How to stand out when 3 agents email the same buyer

At a busy open house, most visitors talk to the listing agent and at least one other agent working the floor. All of them will send a follow-up. Yours has to read differently.

  • Mention something physical from the visit. The patio, the storage, the weird closet in the primary bedroom. If you noticed the same detail they did, the email feels like a conversation, not a form letter.
  • Ask a question that only applies to them. "Are you still focused on single-story homes in [neighborhood]?" is better than "Did you enjoy the open house?"
  • Keep it short. The buyer is scanning three follow-ups in a row. The one that asks one clear question and skips the sales pitch gets the reply.
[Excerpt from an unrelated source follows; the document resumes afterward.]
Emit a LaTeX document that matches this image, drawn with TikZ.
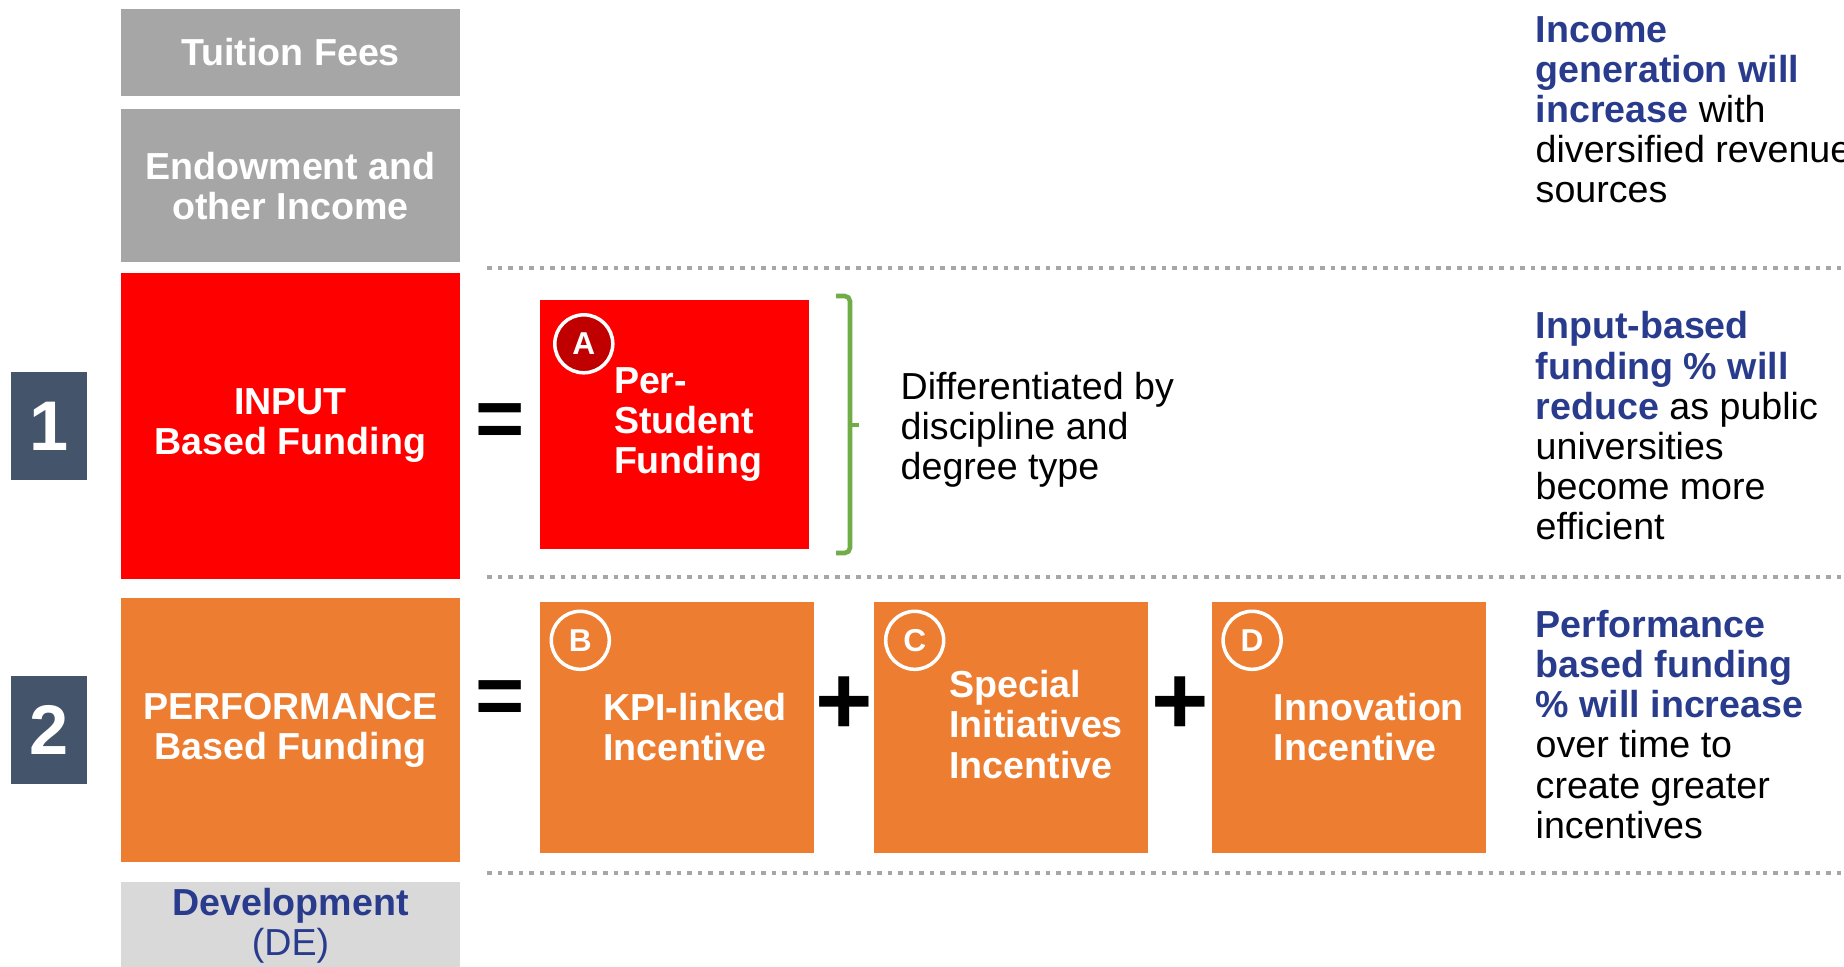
\documentclass[tikz,border=0pt]{standalone}
\usepackage{fontspec}
\setmainfont{Liberation Sans}
\usepackage{tikz}
\usetikzlibrary{positioning, calc}
\definecolor{mygray}{RGB}{166,166,166}
\definecolor{mylight}{RGB}{217,217,217}
\definecolor{myred}{RGB}{255,0,0}
\definecolor{mydarkred}{RGB}{192,0,0}
\definecolor{myorange}{RGB}{237,125,49}
\definecolor{myslate}{RGB}{68,84,106}
\definecolor{myblue}{RGB}{41,59,140}
\definecolor{mygreen}{RGB}{112,173,71}
\newcommand{\keytext}[1]{\textcolor{myblue}{\bfseries #1}}
\tikzset{
  srcbox/.style={rectangle, fill=mygray, text=white, minimum width=3.39cm,
    align=center, inner sep=0pt, font=\fontsize{10.7}{11.4}\selectfont\bfseries},
  fundbox/.style={rectangle, text=white, minimum width=3.39cm,
    align=center, inner sep=0pt, font=\fontsize{10.7}{11.4}\selectfont\bfseries},
  numbox/.style={rectangle, fill=myslate, text=white, minimum width=0.76cm,
    minimum height=1.08cm, inner sep=0pt, font=\fontsize{20}{20}\selectfont\bfseries},
  partbox/.style={rectangle, fill=myorange, minimum width=2.74cm,
    minimum height=2.51cm, inner sep=0pt},
  parttext/.style={anchor=west, align=left, inner sep=0pt, text=white,
    font=\fontsize{10.7}{11.4}\selectfont\bfseries},
  tag/.style={circle, draw=white, line width=1pt, minimum size=0.58cm,
    inner sep=0pt, text=white, font=\fontsize{9}{9}\selectfont\bfseries},
  opsign/.style={inner sep=0pt, font=\fontsize{24}{24}\selectfont\bfseries},
  note/.style={anchor=west, align=left, inner sep=0pt,
    font=\fontsize{10.7}{11.4}\selectfont},
  dotline/.style={color=mygray, line width=1.2pt, dash pattern=on 1.3pt off 1.7pt},
  bracket/.style={draw=mygreen, line width=1.3pt}
}

\begin{document}
\begin{tikzpicture}
  \useasboundingbox (0,0) rectangle (18.44,-9.66);
  % funding sources, left column
  \node[srcbox, minimum height=0.87cm] (tuition) at (2.905,-0.525) {Tuition Fees};
  \node[srcbox, minimum height=1.53cm, below=0.12cm of tuition] (endow) {Endowment and\\other Income};
  \node[fundbox, fill=myred, minimum height=3.06cm, below=0.09cm of endow] (input) {INPUT\\Based Funding};
  \node[fundbox, fill=myorange, minimum height=2.64cm, below=0.18cm of input] (perf) {PERFORMANCE\\Based Funding};
  \node[fundbox, fill=mylight, text=myblue, minimum height=0.88cm, below=0.18cm of perf] (dev) {Development\\{\mdseries (DE)}};
  \shade[left color=mylight, right color=gray] ($(dev.south west)+(0,-0.02)$) rectangle ++(3.64,0.04);
  % row numbers
  \node[numbox, left=0.33cm of input] (one) {1};
  \node[numbox, left=0.33cm of perf] (two) {2};

  % components
  \node[partbox, fill=myred, minimum width=2.69cm, minimum height=2.49cm] (boxA) at (6.745,-4.245) {};
  \node[partbox] (boxB) at (6.77,-7.275) {};
  \node[partbox, right=0.59cm of boxB] (boxC) {};
  \node[partbox, right=0.62cm of boxC] (boxD) {};
  \node[tag, fill=mydarkred] (tagA) at ($(boxA.north west)+(0.445,-0.445)$) {A};
  \node[tag, fill=myorange] (tagB) at ($(boxB.north west)+(0.41,-0.39)$) {B};
  \node[tag, fill=myorange] (tagC) at ($(boxC.north west)+(0.41,-0.39)$) {C};
  \node[tag, fill=myorange] (tagD) at ($(boxD.north west)+(0.41,-0.39)$) {D};
  \node[parttext, right=0.74cm of boxA.west] (txtA) {Per-\\Student\\Funding};
  \node[parttext, right=0.63cm of boxB.west] (txtB) {KPI-linked\\Incentive};
  \node[parttext, right=0.75cm of boxC.west, yshift=0.03cm] (txtC) {Special\\Initiatives\\Incentive};
  \node[parttext, right=0.62cm of boxD.west] (txtD) {Innovation\\Incentive};

  % = and + signs
  \node[opsign] (eq1) at ($(input.east)!0.5!(boxA.west)$) {=};
  \node[opsign] (eq2) at (5.00,-7.03) {=};
  \node[opsign, font=\fontsize{28}{28}\selectfont\bfseries, yshift=0.22cm] (plus1) at ($(boxB.east)!0.5!(boxC.west)$) {+};
  \node[opsign, font=\fontsize{28}{28}\selectfont\bfseries, yshift=0.22cm] (plus2) at ($(boxC.east)!0.5!(boxD.west)$) {+};

  % bracket on the per-student box
  \coordinate (tip) at (8.59,-4.25);
  \draw[bracket, rounded corners=1.5pt] (8.36,-2.96) -- (8.50,-2.96) -- (8.50,-5.53) -- (8.36,-5.53);
  \draw[bracket] (8.50,-4.25) -- (tip);
  \node[note] (diff) at (9.00,-4.30) {Differentiated by\\discipline and\\degree type};

  % row separators
  \draw[dotline] (4.87,-2.68) -- (18.44,-2.68);
  \draw[dotline] (4.87,-5.77) -- (18.44,-5.77);
  \draw[dotline] (4.87,-8.73) -- (18.44,-8.73);

  % outlook notes on the right
  \node[note] (incnote) at (15.35,-1.094) {\keytext{Income}\\\keytext{generation will}\\\keytext{increase} with\\diversified revenue\\sources};
  \node[note] (inpnote) at (15.35,-4.257) {\keytext{Input-based}\\\keytext{funding \% will}\\\keytext{reduce} as public\\universities\\become more\\efficient};
  \node[note] (prfnote) at (15.35,-7.245) {\keytext{Performance}\\\keytext{based funding}\\\keytext{\% will increase}\\over time to\\create greater\\incentives};
\end{tikzpicture}
\end{document}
What to do with bad sign-in sheet info

Open house sign-in info is often incomplete. Some visitors leave partial details, hard-to-read addresses, or one channel but not the other. That does not make the lead useless, but it does change the follow-up.

  • If you have a name but no email, search your CRM and your brokerage contacts before you write it off.
  • If the email bounces, check whether you got a phone number. A short text ("Hey, this is [Agent Name] from today's open house at [Address]. My email to you bounced. Can you send me a good address?") works fine.
  • If a visitor refused to sign in, respect that. Do not look them up on social media to send an unsolicited follow-up.

When to call instead of sending another email

Call when the situation has moved past the template.

  • The buyer showed serious interest at the open house and wants to move fast.
  • They had pricing or condition concerns that are easier to discuss live than over email.
  • You already sent two follow-ups and the thread went quiet. A 30-second call is less annoying than a third email.

Canada note: promotional open house follow-up needs consent

A one-to-one reply after an open house is different from broader promotional outreach. If you move into marketing-style follow-up in Canada, CASL rules apply.

  • Commercial emails and texts need consent, business identification, current contact information, and an unsubscribe option.